Sun Mar 11, 2012, 01:39 PM
Mar 2012

After going through adult education class and earning my GED, they were cutting funds to adult education...

 

saras

(6,670 posts)
2. Not provocative, merely conservative
Sun Mar 11, 2012, 02:24 PM
Mar 2012

Many STEM programs have taken on the job of corporate conditioning, and at the school I am attending, it simply outweighs real science teaching - you aren't being taught to THINK as a scientist (that is, the processes you learn will not help you in the outside world), but are instead taught to be an obedient worker in an engineering factory. Trusting "authority" and obeying peer pressure are MUCH more important, day-to-day AND in getting your grades, than accomplishing original research or quality reporting. Your job is to fill the box your employer wants filled, and not to question them about what they will do with this box.
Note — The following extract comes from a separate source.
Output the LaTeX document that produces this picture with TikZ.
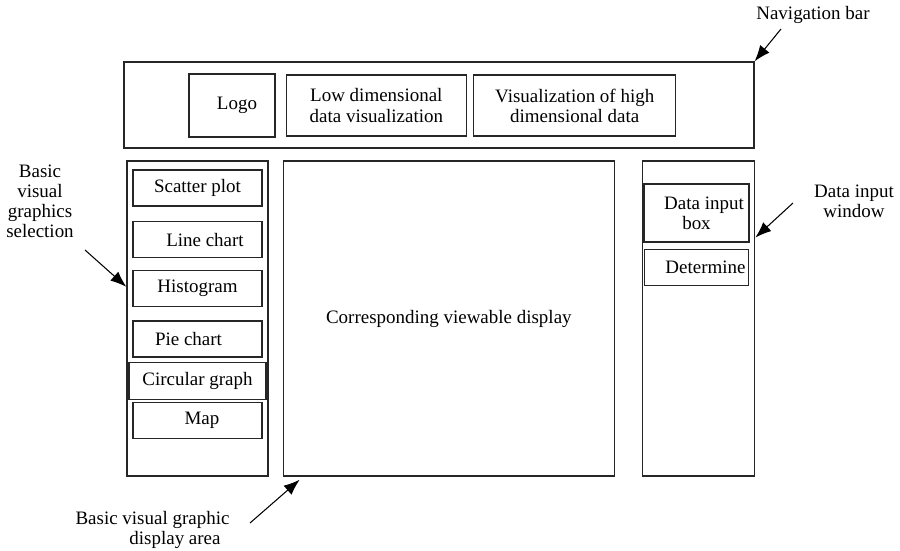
\documentclass[tikz,border=0pt]{standalone}
\usepackage{fontspec}
\setmainfont{Liberation Serif}
\usetikzlibrary{arrows.meta, positioning}

\begin{document}
\begin{tikzpicture}[x=0.02cm, y=-0.02cm, >={Latex[length=3.2mm, width=2.4mm]},
		font=\fontsize{10.8}{11.4}\selectfont,
		box/.style={rectangle, draw=black!85, line width=0.8pt, align=center, inner sep=0pt},
		btn/.style={box, minimum width=2.58cm, minimum height=0.72cm},
		note/.style={align=center, inner sep=0pt},
		pointer/.style={->, line width=0.6pt}]
		
		\useasboundingbox (0,0) rectangle (900,551);
		
		\node[box, minimum width=12.6cm, minimum height=1.72cm] (navbar) at (439,105) {};
		\node[box, minimum width=1.72cm, minimum height=1.26cm] (logo) at (232,105.5) {\hspace*{0.2cm}Logo};
		\node[box, minimum width=3.6cm, minimum height=1.22cm, right=0.2cm of logo] (lowdim) {Low dimensional\\data visualization};
		\node[box, minimum width=4.04cm, minimum height=1.22cm, right=0.12cm of lowdim] (highdim) {Visualization of high\\dimensional data};
		
		\node[box, minimum width=2.82cm, minimum height=6.3cm] (selpanel) at (197.5,318.5) {};
		\node[box, minimum width=6.62cm, minimum height=6.3cm, right=0.28cm of selpanel] (display) {Corresponding viewable display};
		\node[box, minimum width=2.24cm, minimum height=6.3cm, right=0.54cm of display] (inpanel) {};
		
		\node[btn] (scatter) at (197.5,188) {Scatter plot};
		\node[btn, below=0.285cm of scatter] (line) {\hspace*{0.3cm}Line chart};
		\node[btn, below=0.225cm of line] (hist) {Histogram};
		\node[btn, below=0.265cm of hist] (pie) {Pie chart\hspace*{0.36cm}};
		\node[btn, minimum width=2.74cm, minimum height=0.74cm, below=0.085cm of pie] (circ) {Circular graph};
		\node[btn, below=0.03cm of circ] (map) {\hspace*{0.18cm}Map};
		
		\node[btn, minimum width=2.1cm, minimum height=1.16cm] (inbox) at (696.5,213) {\hspace*{0.3cm}Data input\\box};
		\node[btn, minimum width=2.08cm, below=0.125cm of inbox] (determine) {\hspace*{0.36cm}Determine};
		
		\node[note] (navlbl) at (813,15) {Navigation bar};
		\node[note] (sellbl) at (40,201) {Basic\\visual\\graphics\\selection};
		\node[note] (displbl) at (152.5,529.5) {Basic visual graphic\\\hspace*{0.9cm}display area};
		\node[note] (inlbl) at (854,201.5) {Data input\\window};
		
		\coordinate (navtail) at (781,29);
		\coordinate (seltail) at (85,250);
		\coordinate (disptail) at (250,523);
		\coordinate (intail) at (793,203);
		
		\draw[pointer] (navtail) -- (navbar.north east);
		\draw[pointer] (seltail) -- (selpanel.156);
		\draw[pointer] (disptail) -- ([shift={(17,3)}]display.south west);
		\draw[pointer] (intail) -- (inpanel.55);
	\end{tikzpicture}
\end{document}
A good example of this is the environmental science people at this school, who are quite good at environmental science, but are fascist yuppies as far as designing social mechanisms to implement their knowledge.

When the programs offer an honest university education as well as job training, they get popular with students - you think you couldn't sell an explicitly anti-pollution environmental science program to students? It's the EMPLOYERS who don't want such a program. When science gets really corporate, it starts losing good people and collecting the obedient (which often makes them LOOK larger and more successful).

The vast majority of these "science" jobs, at least the ones available without a PhD, can be learned in a week or two by a competent liberal arts major. I've seen it far too many times to think it's a fluke.

Society as a whole benefits far more from the liberal arts graduate, as they tend to behave as CITIZENS, not merely WORKERS. DU, for example, wouldn't exist without the liberal arts - all the ideas we use to discuss and evaluate political events with are liberal-arts ideas. Without them, we'd be discussing economics exclusively, AND we wouldn't have the meta-knowledge to critique alternative economic theories. And this is why universities insist that even science students take liberal arts courses - the schools that fail to do that fail to produce well-rounded, sensible citizens.